To those of you who are married and sometimes wonder if you would be better off alone. The answer is NO, NO, NO, NO and NO. I cannot tell you how bored I am with myself. I am not very exciting, I always win my own arguments, and already know what I am going to say.
Single folks may not seem to have as many challenges without kids and a husband to worry about, but believe me there are plenty. We just have different ones.
My lack of motivation to change anything about myself is absolutely astounding. Why is it that I lack motivation? I am always telling myself about the things I want to do or the improvements I want to make. Why am I so lazy? This is a character flaw of the worst kind. Well God willing and with His help, maybe we will see some improvement eventually.
Anyway, here is to a new year and high hopes for good things to come.
God bless you all and Happy New Year!
4 comments:
Am I so retarded I didnt know you had a blog? Actually I think you told me before I set up mine so I didnt think about it. Anyways sorry I am an idiot and i'm gonna put you on my friends and fam! Love you!!

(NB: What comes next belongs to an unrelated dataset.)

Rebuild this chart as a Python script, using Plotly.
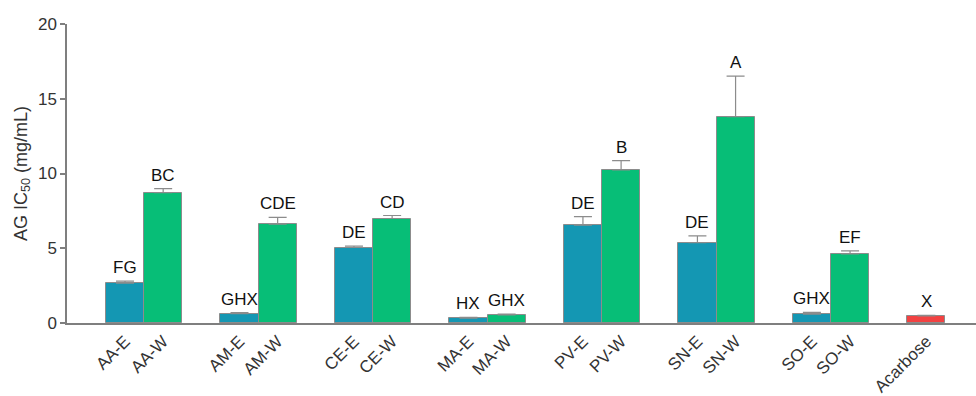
import plotly.graph_objects as go

# Sample labels, slot positions along the x axis, IC50 means and upper errors
categories = ["AA-E", "AA-W", "AM-E", "AM-W", "CE-E", "CE-W", "MA-E", "MA-W",
              "PV-E", "PV-W", "SN-E", "SN-W", "SO-E", "SO-W", "Acarbose"]
slots = [0, 1, 3, 4, 6, 7, 9, 10, 12, 13, 15, 16, 18, 19, 21]
ic50 = [2.67, 8.72, 0.62, 6.61, 5.05, 6.99, 0.33, 0.55,
        6.55, 10.24, 5.38, 13.8, 0.60, 4.63, 0.47]
err_plus = [0.13, 0.27, 0.07, 0.45, 0.09, 0.20, 0.05, 0.05,
            0.57, 0.62, 0.45, 2.72, 0.11, 0.20, 0.04]
groups = ["FG", "BC", "GHX", "CDE", "DE", "CD", "HX", "GHX",
          "DE", "B", "DE", "A", "GHX", "EF", "X"]
kind = ["E", "W", "E", "W", "E", "W", "E", "W",
        "E", "W", "E", "W", "E", "W", "ref"]

palette = {"E": "#1497B3", "W": "#07BE77", "ref": "#F24242"}
colors = [palette[k] for k in kind]

FONT = "Liberation Sans, Arial, sans-serif"

fig = go.Figure()
fig.add_trace(go.Bar(
    x=slots, y=ic50, width=1.0,
    marker=dict(color=colors, line=dict(color="#8C8C8C", width=1)),
    error_y=dict(type="data", array=err_plus, symmetric=False,
                 arrayminus=[0] * len(ic50),
                 color="#8C8C8C", thickness=1.2, width=9),
    showlegend=False, hoverinfo="x+y",
))

for xs, v, e, g in zip(slots, ic50, err_plus, groups):
    fig.add_annotation(x=xs, y=v + e, text=g, showarrow=False,
                       yanchor="bottom", yshift=2,
                       font=dict(family=FONT, size=17, color="#111111"))

fig.update_layout(
    width=976, height=396,
    margin=dict(l=67, r=0, t=24, b=73),
    plot_bgcolor="white", paper_bgcolor="white",
    bargap=0,
    font=dict(family=FONT, size=17, color="#333333"),
)
fig.update_xaxes(
    range=[-1.52, 22.3], automargin=False,
    tickmode="array", tickvals=slots, ticktext=categories,
    tickangle=-45, ticks="", showgrid=False, zeroline=False,
    showline=True, linecolor="#7F7F7F", linewidth=1.5,
    tickfont=dict(family=FONT, size=17, color="#333333"),
)
fig.update_yaxes(
    range=[0, 20], tickvals=[0, 5, 10, 15, 20], automargin=False,
    ticks="outside", ticklen=5, tickcolor="#7F7F7F", tickwidth=1.5,
    showgrid=False, zeroline=False,
    showline=True, linecolor="#7F7F7F", linewidth=1.5,
    tickfont=dict(family=FONT, size=17, color="#333333"),
    title=dict(text="AG IC<sub>50</sub> (mg/mL)", standoff=6,
               font=dict(family=FONT, size=18, color="#333333")),
)

fig.write_html("out.html")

Sorry one more thing...I love the green background.....if you look at my blog and the last couple posts you will see why!! XOXO
There are some things that dont matter if you are married or single and one of them can be how hard it is to change ourselves. It is soooo easy to see things other people need to change and even to figure out what they could do to make it happen. But when it comes to ourselves, we may know the problem but takes longer to figure out how to solve it! I know you can change anything you put your mind to! I am going to be working on myself right along with you!
Love ya gobs!
Aunt Becky
hi shannon,
i just stumbled across your blog, i had no idea you were a blogger!
i'm sure i can't say anything to change your desire to love and be loved, but i can advise you to embrace your life for what it is! if you have things you want to change (we all do) don't be too hard on yourself and tackle things one at a time. even just a little progress is still progress!
years and years ago i envisioned a life for myself that included marrying young and having kids right away, but at 32 years old i can truly say i am thankful my life did not turn out how i had planned it when i was young. i have had adventures and learned lessons that i would not have had otherwise and these things have made me a better person.
treat yourself well and try to stay happy, everything will fall into place.